Personal information
- Full name: Michael Alan Adams
- Date of birth: 20 February 1965 (age 61)
- Place of birth: Banwell, England
- Position: Midfielder

Youth career
- 19??–1981: Banwell
- 1981–1983: Bristol Rovers

Senior career*
- Years: Team / Apps / (Gls)
- 1983–1984: Bristol Rovers / 1 / (0)
- 1984: → Bath City (loan)
- 1984–1988: Bath City / 112 / (?)
- 1988–1993: Weston-super-Mare
- 1993–????: Keynsham Town

= Mike Adams (footballer) =

English footballer

Michael Alan Adams (born 20 February 1965) is an English former professional footballer.

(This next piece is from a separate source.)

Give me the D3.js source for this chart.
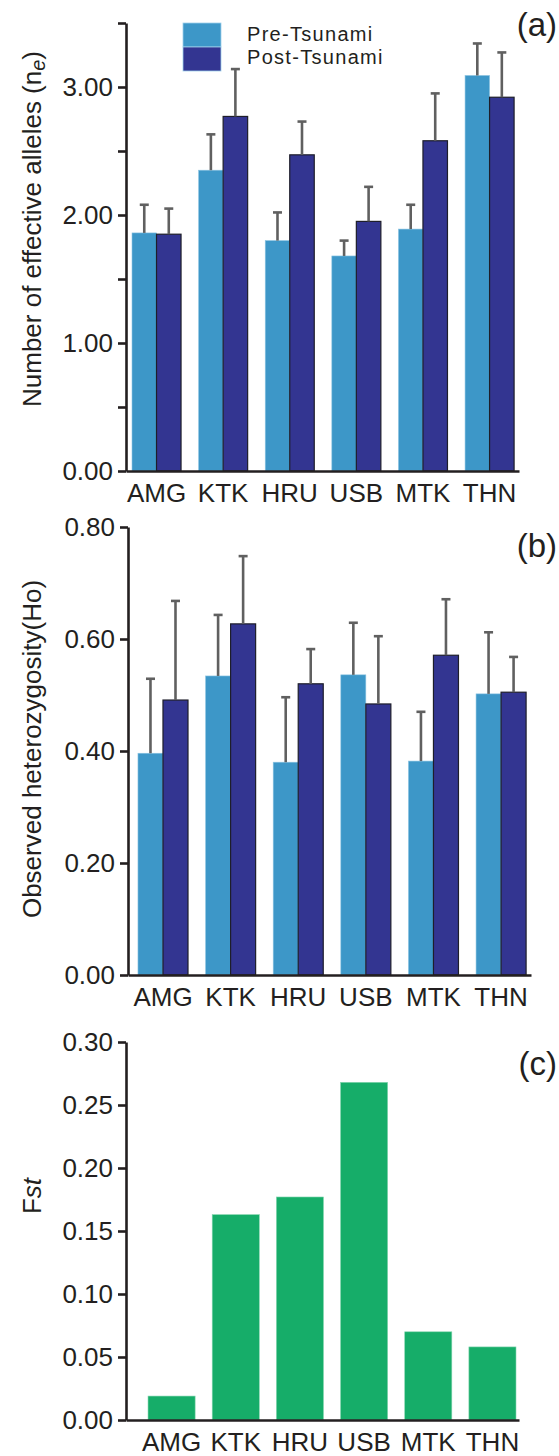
<!DOCTYPE html>
<html>
<head>
<meta charset="utf-8">
<script src="https://cdn.jsdelivr.net/npm/d3@7"></script>
<style>
body { margin: 0; background: #fff; }
text { font-family: Arial, "Liberation Sans", Helvetica, sans-serif; fill: #231f20; }
</style>
</head>
<body>
<svg id="chart" width="559" height="1456"></svg>
<script>
var sites = ['AMG', 'KTK', 'HRU', 'USB', 'MTK', 'THN'];
var periods = ['Pre-Tsunami', 'Post-Tsunami'];

// (a) effective alleles, mean and upper error
var nePre = [1.86, 2.35, 1.80, 1.68, 1.89, 3.09];
var nePreErr = [0.22, 0.28, 0.22, 0.12, 0.19, 0.25];
var nePost = [1.85, 2.77, 2.47, 1.95, 2.58, 2.92];
var nePostErr = [0.20, 0.37, 0.26, 0.27, 0.37, 0.35];
var neTicks = [0, 0.5, 1, 1.5, 2, 2.5, 3, 3.5];

// (b) observed heterozygosity
var hoPre = [0.396, 0.534, 0.380, 0.536, 0.382, 0.502];
var hoPreErr = [0.133, 0.109, 0.116, 0.093, 0.088, 0.110];
var hoPost = [0.491, 0.627, 0.520, 0.484, 0.571, 0.505];
var hoPostErr = [0.177, 0.121, 0.062, 0.121, 0.100, 0.063];
var hoTicks = [0, 0.2, 0.4, 0.6, 0.8];

// (c) Fst
var fst = [0.019, 0.163, 0.177, 0.268, 0.070, 0.058];
var fstTicks = [0, 0.05, 0.10, 0.15, 0.20, 0.25, 0.30];

var colors = { pre: '#3d97c8', post: '#333591', fst: '#16ad69' };

var svg = d3.select('#chart');
var fmt = d3.format('.2f');

function drawAxes(g, x, y, ticks, labelled, xPad) {
	var yAxis = g.append('g')
		.attr('transform', 'translate(' + x.range()[0] + ',0)')
		.call(d3.axisLeft(y)
			.tickValues(ticks)
			.tickSize(8)
			.tickSizeOuter(0)
			.tickPadding(5)
			.tickFormat(function(d){ return labelled(d) ? fmt(d) : ''; }));

	var xAxis = g.append('g')
		.attr('transform', 'translate(0,' + y.range()[0] + ')')
		.call(d3.axisBottom(x).tickSize(0).tickSizeOuter(0).tickPadding(xPad));

	[yAxis, xAxis].forEach(function(a){
		a.selectAll('path, line').attr('stroke', '#231f20').attr('stroke-width', 2.6);
		a.selectAll('text').style('font-size', '26px').attr('fill', '#231f20');
	});
}

function groupedPanel(opt) {
	var g = svg.append('g');

	var x = d3.scaleBand().domain(sites)
		.range([opt.left, opt.right])
		.paddingInner(opt.pi).paddingOuter(opt.po).align(opt.align);
	var sub = d3.scaleBand().domain(['pre', 'post']).range([0, x.bandwidth()]);
	var y = d3.scaleLinear().domain(opt.domain).range([opt.bottom, opt.top]);

	var rows = sites.map(function(s, i){
		return [
			{ site: s, key: 'pre', v: opt.pre[i], e: opt.preErr[i] },
			{ site: s, key: 'post', v: opt.post[i], e: opt.postErr[i] }
		];
	});
	var flat = d3.merge(rows);

	g.selectAll('rect.bar')
		.data(flat)
		.enter()
		.append('rect')
		.attr('class', 'bar')
		.attr('x', function(d){ return x(d.site) + sub(d.key); })
		.attr('width', sub.bandwidth())
		.attr('y', function(d){ return y(d.v); })
		.attr('height', function(d){ return y(0) - y(d.v); })
		.attr('fill', function(d){ return colors[d.key]; })
		.attr('stroke', function(d){ return d.key === 'post' ? '#1e1e2a' : '#8cc4e2'; })
		.attr('stroke-width', function(d){ return d.key === 'post' ? 1.2 : 0.6; });

	var err = g.selectAll('g.err')
		.data(flat)
		.enter()
		.append('g')
		.attr('class', 'err')
		.attr('transform', function(d){
			return 'translate(' + (x(d.site) + sub(d.key) + sub.bandwidth() / 2) + ',0)';
		});

	err.append('line')
		.attr('y1', function(d){ return y(d.v); })
		.attr('y2', function(d){ return y(d.v + d.e); })
		.attr('stroke', '#606060').attr('stroke-width', 2.6);

	err.append('line')
		.attr('x1', -4.5).attr('x2', 4.5)
		.attr('y1', function(d){ return y(d.v + d.e); })
		.attr('y2', function(d){ return y(d.v + d.e); })
		.attr('stroke', '#606060').attr('stroke-width', 2.6);

	drawAxes(g, x, y, opt.ticks, opt.labelled, 13);

	return g;
}

// panel (a)
var ga = groupedPanel({
	left: 126, right: 519, pi: 0.264, po: 0.082, align: 0.55,
	top: 23, bottom: 471, domain: [0, 3.5],
	pre: nePre, preErr: nePreErr, post: nePost, postErr: nePostErr,
	ticks: neTicks,
	labelled: function(d){ return d % 1 === 0; }
});

// legend
var legend = ga.append('g').attr('class', 'legend');
legend.selectAll('rect')
	.data(['pre', 'post'])
	.enter()
	.append('rect')
	.attr('x', 183)
	.attr('y', function(d, i){ return 23 + i * 24; })
	.attr('width', 38)
	.attr('height', 24)
	.attr('fill', function(d){ return colors[d]; })
	.attr('stroke', '#9fd0ea')
	.attr('stroke-width', 0.8);

legend.selectAll('text')
	.data(periods)
	.enter()
	.append('text')
	.attr('x', 247)
	.attr('y', function(d, i){ return 41 + i * 23; })
	.style('font-size', '20px')
	.style('letter-spacing', '1.3px')
	.text(function(d){ return d; });

var ya = ga.append('text')
	.attr('transform', 'translate(41,229) rotate(-90)')
	.attr('text-anchor', 'middle')
	.style('font-size', '26px');
ya.append('tspan').text('Number of effective alleles (n');
ya.append('tspan').attr('font-style', 'italic').attr('baseline-shift', '-22%').style('font-size', '20px').text('e');
ya.append('tspan').text(')');

ga.append('text').attr('x', 557).attr('y', 36).attr('text-anchor', 'end')
	.style('font-size', '33px').text('(a)');

// panel (b)
var gb = groupedPanel({
	left: 128, right: 531, pi: 0.26, po: 0.11, align: 0.67,
	top: 527, bottom: 975, domain: [0, 0.8],
	pre: hoPre, preErr: hoPreErr, post: hoPost, postErr: hoPostErr,
	ticks: hoTicks,
	labelled: function(){ return true; }
});

gb.append('text')
	.attr('transform', 'translate(41,749) rotate(-90)')
	.attr('text-anchor', 'middle')
	.style('font-size', '26px')
	.text('Observed heterozygosity(Ho)');

gb.append('text').attr('x', 557).attr('y', 557).attr('text-anchor', 'end')
	.style('font-size', '33px').text('(b)');

// panel (c)
(function(){
	var g = svg.append('g');
	var x = d3.scaleBand().domain(sites)
		.range([126, 519]).paddingInner(0.266).paddingOuter(0.195).align(0.88);
	var y = d3.scaleLinear().domain([0, 0.30]).range([1420, 1042]);

	g.selectAll('rect')
		.data(fst)
		.enter()
		.append('rect')
		.attr('x', function(d, i){ return x(sites[i]); })
		.attr('width', x.bandwidth())
		.attr('y', function(d){ return y(d); })
		.attr('height', function(d){ return y(0) - y(d); })
		.attr('fill', colors.fst)
		.attr('stroke', '#86d6b0')
		.attr('stroke-width', 0.6);

	drawAxes(g, x, y, fstTicks, function(){ return true; }, 13);

	var yl = g.append('text')
		.attr('transform', 'translate(41,1196) rotate(-90)')
		.attr('text-anchor', 'middle')
		.style('font-size', '26px');
	yl.append('tspan').text('F');
	yl.append('tspan').attr('font-style', 'italic').text('st');

	g.append('text').attr('x', 557).attr('y', 1075).attr('text-anchor', 'end')
		.style('font-size', '33px').text('(c)');
})();
</script>
</body>
</html>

Adams began his career as an apprentice with Bristol Rovers. He played just once for their first team before leaving to join Bath City, initially on loan, in March 1984. His only appearance for The Pirates came in the final game of the 1982–83 season; a match that was a memorable one for several reasons. Rovers' previous manager, Bobby Gould, had resigned the day before, their opponents, Cardiff City, won promotion thanks to the point they earned in this 1–1 draw, it was the final professional game for former England international and FIFA World Cup winner Alan Ball, and Rovers player Aidan McCaffery required life-saving treatment from the physio after swallowing his tongue. All of these events combined left Adams's 27-minute cameo at the end of the game somewhat unnoticed.

He signed a permanent contract with Bath late in May 1984 and was a regular with them for four years, scoring 22 times in 175 first team games, until being released in May 1988 by new City manager Harold Jarman. He then spent five years with Weston-super-Mare, before joining Keynsham Town in 1993.